Instruction: Return the listing below exactly, with the pictures dropped.

Stored data:
+ + + + + + +
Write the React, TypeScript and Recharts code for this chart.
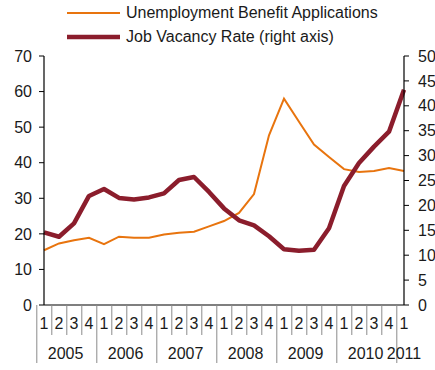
import { LineChart, Line, XAxis, YAxis } from 'recharts';

const quarters = ['1', '2', '3', '4', '1', '2', '3', '4', '1', '2', '3', '4', '1', '2', '3', '4', '1', '2', '3', '4', '1', '2', '3', '4', '1'];
const years = [
  '2005', '2005', '2005', '2005',
  '2006', '2006', '2006', '2006',
  '2007', '2007', '2007', '2007',
  '2008', '2008', '2008', '2008',
  '2009', '2009', '2009', '2009',
  '2010', '2010', '2010', '2010',
  '2011',
];
// left axis
const unemployment = [15.4, 17.3, 18.2, 18.9, 17.1, 19.2, 18.9, 18.9, 19.8, 20.3, 20.6, 22.1, 23.6, 25.9, 31.2, 47.7, 58.0, 51.5, 45.1, 41.6, 38.2, 37.4, 37.7, 38.5, 37.7];
// right axis
const vacancy = [14.6, 13.7, 16.4, 21.9, 23.3, 21.5, 21.2, 21.6, 22.4, 25.1, 25.7, 22.7, 19.4, 17.0, 16.0, 13.8, 11.2, 10.9, 11.1, 15.4, 23.9, 28.5, 31.8, 34.8, 43.2];
const leftTicks = [0, 10, 20, 30, 40, 50, 60, 70];
const rightTicks = [0, 5, 10, 15, 20, 25, 30, 35, 40, 45, 50];

const ORANGE = '#E8740E';
const DARK_RED = '#8B1D2C';
const FONT = '"Liberation Sans", Arial, sans-serif';
const TEXT = '#1a1a1a';
const FS = 16;

const W = 435;
const H = 370;
const LEFT_W = 44;
const RIGHT_W = 31;
const PLOT_W = W - LEFT_W - RIGHT_W;

const data = quarters.map((q, i) => ({
  key: `${years[i]}-${q}-${i}`,
  q,
  year: years[i],
  unemployment: unemployment[i],
  vacancy: vacancy[i],
}));

function QuarterTick(props: any) {
  const { x, y, index } = props;
  const bw = PLOT_W / data.length;
  const d = data[index];
  if (!d) return null;
  const firstOfYear = index === 0 || data[index - 1].year !== d.year;
  const left = x - bw / 2;
  let yearLabel = null;
  if (firstOfYear) {
    const count = data.filter((p) => p.year === d.year).length;
    yearLabel = (
      <text x={left + (count * bw) / 2} y={y + 54} textAnchor="middle" fontSize={FS} fontFamily={FONT} fill={TEXT}>
        {d.year}
      </text>
    );
  }
  return (
    <g>
      <line x1={left} x2={left} y1={y} y2={firstOfYear ? y + 58 : y + 30} stroke="#8a8a8a" strokeWidth={1} />
      <text x={x} y={y + 24} textAnchor="middle" fontSize={FS} fontFamily={FONT} fill={TEXT}>
        {d.q}
      </text>
      {yearLabel}
    </g>
  );
}

function LegendOverlay() {
  const items = [
    { label: 'Unemployment Benefit Applications', color: ORANGE, width: 2, top: 13 },
    { label: 'Job Vacancy Rate (right axis)', color: DARK_RED, width: 4.5, top: 37 },
  ];
  return (
    <>
      {items.map((it) => (
        <div
          key={it.label}
          style={{
            position: 'absolute',
            left: 67,
            top: it.top - 10,
            height: 20,
            display: 'flex',
            alignItems: 'center',
            fontFamily: FONT,
            fontSize: FS,
            color: TEXT,
            whiteSpace: 'nowrap',
          }}
        >
          <svg width={53} height={20} style={{ marginRight: 6 }}>
            <line x1={0} x2={53} y1={10} y2={10} stroke={it.color} strokeWidth={it.width} />
          </svg>
          <span>{it.label}</span>
        </div>
      ))}
    </>
  );
}

export default function App() {
  return (
    <div style={{ position: 'absolute', left: 0, top: 0, width: W, height: H, background: '#fff' }}>
      <LineChart width={W} height={H} data={data} margin={{ top: 56, right: 0, left: 0, bottom: 0 }}>
        <XAxis
          dataKey="key"
          xAxisId={0}
          height={65}
          interval={0}
          tickSize={0}
          tickMargin={0}
          tickLine={false}
          axisLine={{ stroke: '#000', strokeWidth: 1.2 }}
          tick={<QuarterTick />}
        />
        <YAxis
          yAxisId="left"
          orientation="left"
          width={LEFT_W}
          domain={[0, 70]}
          ticks={leftTicks}
          interval={0}
          tickSize={5}
          tickMargin={7}
          axisLine={{ stroke: '#000', strokeWidth: 1.2 }}
          tickLine={{ stroke: '#000' }}
          tick={{ fontSize: FS, fontFamily: FONT, fill: TEXT }}
        />
        <YAxis
          yAxisId="right"
          orientation="right"
          width={RIGHT_W}
          domain={[0, 50]}
          ticks={rightTicks}
          interval={0}
          tickSize={5}
          tickMargin={9}
          axisLine={{ stroke: '#000', strokeWidth: 1.2 }}
          tickLine={{ stroke: '#000' }}
          tick={{ fontSize: FS, fontFamily: FONT, fill: TEXT, textAnchor: 'start' }}
        />
        <Line
          yAxisId="left"
          type="linear"
          dataKey="unemployment"
          stroke={ORANGE}
          strokeWidth={2}
          dot={false}
          isAnimationActive={false}
        />
        <Line
          yAxisId="right"
          type="linear"
          dataKey="vacancy"
          stroke={DARK_RED}
          strokeWidth={4.5}
          strokeLinejoin="round"
          dot={false}
          isAnimationActive={false}
        />
      </LineChart>
      <LegendOverlay />
    </div>
  );
}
+ + + + + + +
Complete output:
Write the React, TypeScript and Recharts code for this chart.
import { LineChart, Line, XAxis, YAxis } from 'recharts';

const quarters = ['1', '2', '3', '4', '1', '2', '3', '4', '1', '2', '3', '4', '1', '2', '3', '4', '1', '2', '3', '4', '1', '2', '3', '4', '1'];
const years = [
  '2005', '2005', '2005', '2005',
  '2006', '2006', '2006', '2006',
  '2007', '2007', '2007', '2007',
  '2008', '2008', '2008', '2008',
  '2009', '2009', '2009', '2009',
  '2010', '2010', '2010', '2010',
  '2011',
];
// left axis
const unemployment = [15.4, 17.3, 18.2, 18.9, 17.1, 19.2, 18.9, 18.9, 19.8, 20.3, 20.6, 22.1, 23.6, 25.9, 31.2, 47.7, 58.0, 51.5, 45.1, 41.6, 38.2, 37.4, 37.7, 38.5, 37.7];
// right axis
const vacancy = [14.6, 13.7, 16.4, 21.9, 23.3, 21.5, 21.2, 21.6, 22.4, 25.1, 25.7, 22.7, 19.4, 17.0, 16.0, 13.8, 11.2, 10.9, 11.1, 15.4, 23.9, 28.5, 31.8, 34.8, 43.2];
const leftTicks = [0, 10, 20, 30, 40, 50, 60, 70];
const rightTicks = [0, 5, 10, 15, 20, 25, 30, 35, 40, 45, 50];

const ORANGE = '#E8740E';
const DARK_RED = '#8B1D2C';
const FONT = '"Liberation Sans", Arial, sans-serif';
const TEXT = '#1a1a1a';
const FS = 16;

const W = 435;
const H = 370;
const LEFT_W = 44;
const RIGHT_W = 31;
const PLOT_W = W - LEFT_W - RIGHT_W;

const data = quarters.map((q, i) => ({
  key: `${years[i]}-${q}-${i}`,
  q,
  year: years[i],
  unemployment: unemployment[i],
  vacancy: vacancy[i],
}));

function QuarterTick(props: any) {
  const { x, y, index } = props;
  const bw = PLOT_W / data.length;
  const d = data[index];
  if (!d) return null;
  const firstOfYear = index === 0 || data[index - 1].year !== d.year;
  const left = x - bw / 2;
  let yearLabel = null;
  if (firstOfYear) {
    const count = data.filter((p) => p.year === d.year).length;
    yearLabel = (
      <text x={left + (count * bw) / 2} y={y + 54} textAnchor="middle" fontSize={FS} fontFamily={FONT} fill={TEXT}>
        {d.year}
      </text>
    );
  }
  return (
    <g>
      <line x1={left} x2={left} y1={y} y2={firstOfYear ? y + 58 : y + 30} stroke="#8a8a8a" strokeWidth={1} />
      <text x={x} y={y + 24} textAnchor="middle" fontSize={FS} fontFamily={FONT} fill={TEXT}>
        {d.q}
      </text>
      {yearLabel}
    </g>
  );
}

function LegendOverlay() {
  const items = [
    { label: 'Unemployment Benefit Applications', color: ORANGE, width: 2, top: 13 },
    { label: 'Job Vacancy Rate (right axis)', color: DARK_RED, width: 4.5, top: 37 },
  ];
  return (
    <>
      {items.map((it) => (
        <div
          key={it.label}
          style={{
            position: 'absolute',
            left: 67,
            top: it.top - 10,
            height: 20,
            display: 'flex',
            alignItems: 'center',
            fontFamily: FONT,
            fontSize: FS,
            color: TEXT,
            whiteSpace: 'nowrap',
          }}
        >
          <svg width={53} height={20} style={{ marginRight: 6 }}>
            <line x1={0} x2={53} y1={10} y2={10} stroke={it.color} strokeWidth={it.width} />
          </svg>
          <span>{it.label}</span>
        </div>
      ))}
    </>
  );
}

export default function App() {
  return (
    <div style={{ position: 'absolute', left: 0, top: 0, width: W, height: H, background: '#fff' }}>
      <LineChart width={W} height={H} data={data} margin={{ top: 56, right: 0, left: 0, bottom: 0 }}>
        <XAxis
          dataKey="key"
          xAxisId={0}
          height={65}
          interval={0}
          tickSize={0}
          tickMargin={0}
          tickLine={false}
          axisLine={{ stroke: '#000', strokeWidth: 1.2 }}
          tick={<QuarterTick />}
        />
        <YAxis
          yAxisId="left"
          orientation="left"
          width={LEFT_W}
          domain={[0, 70]}
          ticks={leftTicks}
          interval={0}
          tickSize={5}
          tickMargin={7}
          axisLine={{ stroke: '#000', strokeWidth: 1.2 }}
          tickLine={{ stroke: '#000' }}
          tick={{ fontSize: FS, fontFamily: FONT, fill: TEXT }}
        />
        <YAxis
          yAxisId="right"
          orientation="right"
          width={RIGHT_W}
          domain={[0, 50]}
          ticks={rightTicks}
          interval={0}
          tickSize={5}
          tickMargin={9}
          axisLine={{ stroke: '#000', strokeWidth: 1.2 }}
          tickLine={{ stroke: '#000' }}
          tick={{ fontSize: FS, fontFamily: FONT, fill: TEXT, textAnchor: 'start' }}
        />
        <Line
          yAxisId="left"
          type="linear"
          dataKey="unemployment"
          stroke={ORANGE}
          strokeWidth={2}
          dot={false}
          isAnimationActive={false}
        />
        <Line
          yAxisId="right"
          type="linear"
          dataKey="vacancy"
          stroke={DARK_RED}
          strokeWidth={4.5}
          strokeLinejoin="round"
          dot={false}
          isAnimationActive={false}
        />
      </LineChart>
      <LegendOverlay />
    </div>
  );
}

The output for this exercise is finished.